In the data that follows, count every line holding the string "this" and give the count alone.
-- DATASET RECORDS start --
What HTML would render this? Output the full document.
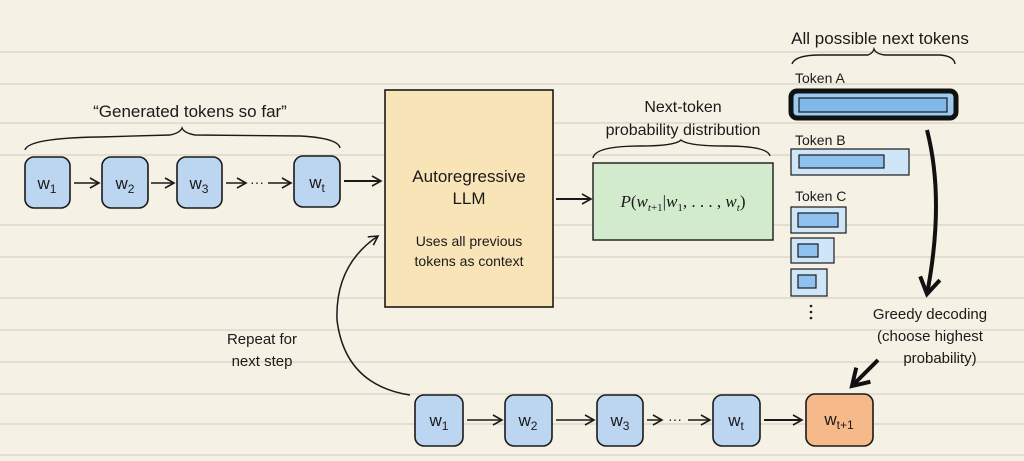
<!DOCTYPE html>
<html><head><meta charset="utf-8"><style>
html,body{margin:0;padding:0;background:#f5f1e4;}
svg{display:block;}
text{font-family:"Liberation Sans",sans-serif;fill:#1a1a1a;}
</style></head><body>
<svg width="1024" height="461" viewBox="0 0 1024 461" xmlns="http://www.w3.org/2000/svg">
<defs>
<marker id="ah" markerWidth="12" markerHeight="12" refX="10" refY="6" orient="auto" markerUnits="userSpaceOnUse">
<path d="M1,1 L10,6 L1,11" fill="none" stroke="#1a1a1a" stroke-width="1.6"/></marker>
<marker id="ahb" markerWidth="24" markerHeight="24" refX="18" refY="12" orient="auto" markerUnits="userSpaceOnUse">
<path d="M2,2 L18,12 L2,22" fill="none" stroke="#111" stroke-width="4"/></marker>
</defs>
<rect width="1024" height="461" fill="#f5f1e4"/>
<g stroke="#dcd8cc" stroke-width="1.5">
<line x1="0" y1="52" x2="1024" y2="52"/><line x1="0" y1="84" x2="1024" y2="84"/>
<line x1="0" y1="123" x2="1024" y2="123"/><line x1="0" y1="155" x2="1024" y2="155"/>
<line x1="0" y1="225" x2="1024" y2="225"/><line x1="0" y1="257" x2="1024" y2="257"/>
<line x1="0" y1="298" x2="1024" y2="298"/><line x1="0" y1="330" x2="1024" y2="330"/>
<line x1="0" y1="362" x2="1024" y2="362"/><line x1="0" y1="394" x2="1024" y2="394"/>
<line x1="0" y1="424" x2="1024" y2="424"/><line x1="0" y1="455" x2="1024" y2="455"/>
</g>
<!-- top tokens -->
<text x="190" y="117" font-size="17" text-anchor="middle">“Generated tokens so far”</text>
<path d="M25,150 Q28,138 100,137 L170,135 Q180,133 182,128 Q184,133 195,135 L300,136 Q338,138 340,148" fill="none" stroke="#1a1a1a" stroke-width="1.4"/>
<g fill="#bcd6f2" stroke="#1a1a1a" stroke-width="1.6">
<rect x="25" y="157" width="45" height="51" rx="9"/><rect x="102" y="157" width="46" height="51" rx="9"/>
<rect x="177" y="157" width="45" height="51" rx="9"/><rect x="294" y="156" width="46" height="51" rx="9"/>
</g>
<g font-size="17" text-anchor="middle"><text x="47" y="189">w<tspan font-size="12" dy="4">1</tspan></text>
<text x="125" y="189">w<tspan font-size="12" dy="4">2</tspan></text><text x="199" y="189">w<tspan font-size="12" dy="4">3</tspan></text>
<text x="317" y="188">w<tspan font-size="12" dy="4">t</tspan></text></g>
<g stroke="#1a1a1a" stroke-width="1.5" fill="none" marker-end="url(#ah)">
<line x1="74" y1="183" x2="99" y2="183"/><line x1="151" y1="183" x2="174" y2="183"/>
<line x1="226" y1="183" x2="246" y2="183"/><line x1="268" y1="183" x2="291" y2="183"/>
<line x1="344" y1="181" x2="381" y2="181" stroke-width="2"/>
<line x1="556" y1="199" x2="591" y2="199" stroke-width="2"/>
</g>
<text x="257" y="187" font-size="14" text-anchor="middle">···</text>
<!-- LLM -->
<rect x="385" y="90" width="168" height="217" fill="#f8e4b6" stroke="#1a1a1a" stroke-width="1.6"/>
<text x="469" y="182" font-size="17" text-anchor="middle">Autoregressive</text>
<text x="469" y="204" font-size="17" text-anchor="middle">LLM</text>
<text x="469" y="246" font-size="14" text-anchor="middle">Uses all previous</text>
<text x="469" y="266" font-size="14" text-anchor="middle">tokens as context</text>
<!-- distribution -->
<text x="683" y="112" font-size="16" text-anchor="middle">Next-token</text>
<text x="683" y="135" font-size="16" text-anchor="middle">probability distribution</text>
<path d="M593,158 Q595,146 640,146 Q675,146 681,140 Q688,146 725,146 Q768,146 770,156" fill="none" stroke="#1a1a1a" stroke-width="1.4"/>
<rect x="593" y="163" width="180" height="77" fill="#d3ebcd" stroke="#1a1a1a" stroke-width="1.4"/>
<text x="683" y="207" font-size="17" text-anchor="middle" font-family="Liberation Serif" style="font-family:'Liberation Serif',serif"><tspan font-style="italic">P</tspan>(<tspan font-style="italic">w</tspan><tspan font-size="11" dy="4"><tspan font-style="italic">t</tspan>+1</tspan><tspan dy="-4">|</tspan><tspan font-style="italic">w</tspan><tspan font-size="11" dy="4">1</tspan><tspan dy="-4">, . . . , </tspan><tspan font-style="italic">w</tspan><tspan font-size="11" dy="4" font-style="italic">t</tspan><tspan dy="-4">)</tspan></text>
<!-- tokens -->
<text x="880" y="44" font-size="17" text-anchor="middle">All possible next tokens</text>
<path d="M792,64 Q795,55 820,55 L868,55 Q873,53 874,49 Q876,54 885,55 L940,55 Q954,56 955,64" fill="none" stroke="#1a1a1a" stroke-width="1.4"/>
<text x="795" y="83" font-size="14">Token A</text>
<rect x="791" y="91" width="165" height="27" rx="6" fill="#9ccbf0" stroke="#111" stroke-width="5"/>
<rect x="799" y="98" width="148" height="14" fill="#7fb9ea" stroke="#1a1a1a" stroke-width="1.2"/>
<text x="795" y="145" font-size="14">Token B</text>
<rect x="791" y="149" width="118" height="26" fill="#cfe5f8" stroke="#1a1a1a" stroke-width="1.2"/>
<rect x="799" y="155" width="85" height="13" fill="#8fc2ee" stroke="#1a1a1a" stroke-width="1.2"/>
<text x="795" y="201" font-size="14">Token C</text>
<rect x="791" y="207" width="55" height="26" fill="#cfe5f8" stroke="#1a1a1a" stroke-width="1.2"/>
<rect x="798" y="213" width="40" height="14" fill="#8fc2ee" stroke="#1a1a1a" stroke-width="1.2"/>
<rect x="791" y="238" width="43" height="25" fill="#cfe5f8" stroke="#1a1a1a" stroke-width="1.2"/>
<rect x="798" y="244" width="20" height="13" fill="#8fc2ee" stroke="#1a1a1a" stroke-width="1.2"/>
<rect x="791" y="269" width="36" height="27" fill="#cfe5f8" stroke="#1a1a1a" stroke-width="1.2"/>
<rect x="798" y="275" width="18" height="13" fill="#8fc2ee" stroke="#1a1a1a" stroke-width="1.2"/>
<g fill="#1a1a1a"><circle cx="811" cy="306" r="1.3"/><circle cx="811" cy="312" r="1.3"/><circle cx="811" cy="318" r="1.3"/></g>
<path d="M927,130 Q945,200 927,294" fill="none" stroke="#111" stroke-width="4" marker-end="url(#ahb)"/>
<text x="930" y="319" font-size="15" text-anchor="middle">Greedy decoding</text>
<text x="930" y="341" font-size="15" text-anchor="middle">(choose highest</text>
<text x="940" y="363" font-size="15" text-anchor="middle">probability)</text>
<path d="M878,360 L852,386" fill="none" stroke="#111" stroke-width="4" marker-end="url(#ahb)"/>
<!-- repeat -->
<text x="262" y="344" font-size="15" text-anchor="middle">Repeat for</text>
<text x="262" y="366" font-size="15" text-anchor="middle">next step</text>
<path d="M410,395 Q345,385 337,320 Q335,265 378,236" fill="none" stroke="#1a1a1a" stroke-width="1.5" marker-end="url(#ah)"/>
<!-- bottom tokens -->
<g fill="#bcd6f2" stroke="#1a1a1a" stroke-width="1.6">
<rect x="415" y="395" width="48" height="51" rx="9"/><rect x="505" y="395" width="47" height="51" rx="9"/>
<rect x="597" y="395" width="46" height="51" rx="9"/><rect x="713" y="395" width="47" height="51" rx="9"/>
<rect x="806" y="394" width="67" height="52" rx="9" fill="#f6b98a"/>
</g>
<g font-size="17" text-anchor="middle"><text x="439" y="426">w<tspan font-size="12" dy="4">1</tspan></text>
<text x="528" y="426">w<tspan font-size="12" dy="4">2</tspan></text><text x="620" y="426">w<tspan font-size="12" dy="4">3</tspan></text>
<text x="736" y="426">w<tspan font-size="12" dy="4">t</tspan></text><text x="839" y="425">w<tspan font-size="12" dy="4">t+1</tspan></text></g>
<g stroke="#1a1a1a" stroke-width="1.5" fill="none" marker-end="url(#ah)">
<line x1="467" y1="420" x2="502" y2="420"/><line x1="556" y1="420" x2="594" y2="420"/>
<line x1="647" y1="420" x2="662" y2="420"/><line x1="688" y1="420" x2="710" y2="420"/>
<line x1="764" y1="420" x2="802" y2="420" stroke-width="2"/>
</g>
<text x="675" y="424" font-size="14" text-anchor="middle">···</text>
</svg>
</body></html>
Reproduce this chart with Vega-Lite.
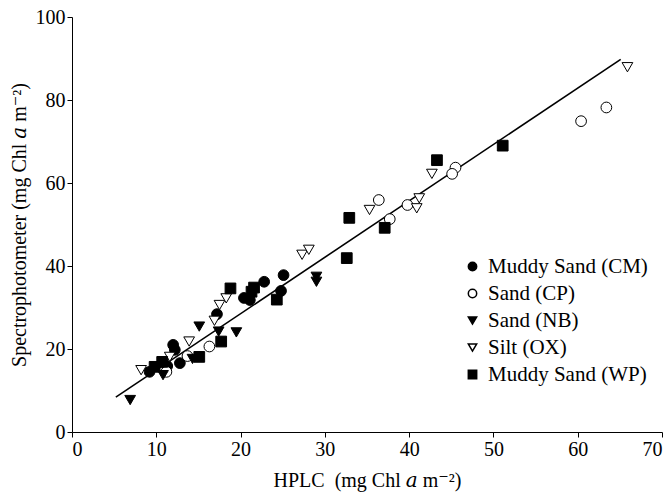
-- DATASET RECORDS end --
TASK ANSWER → 2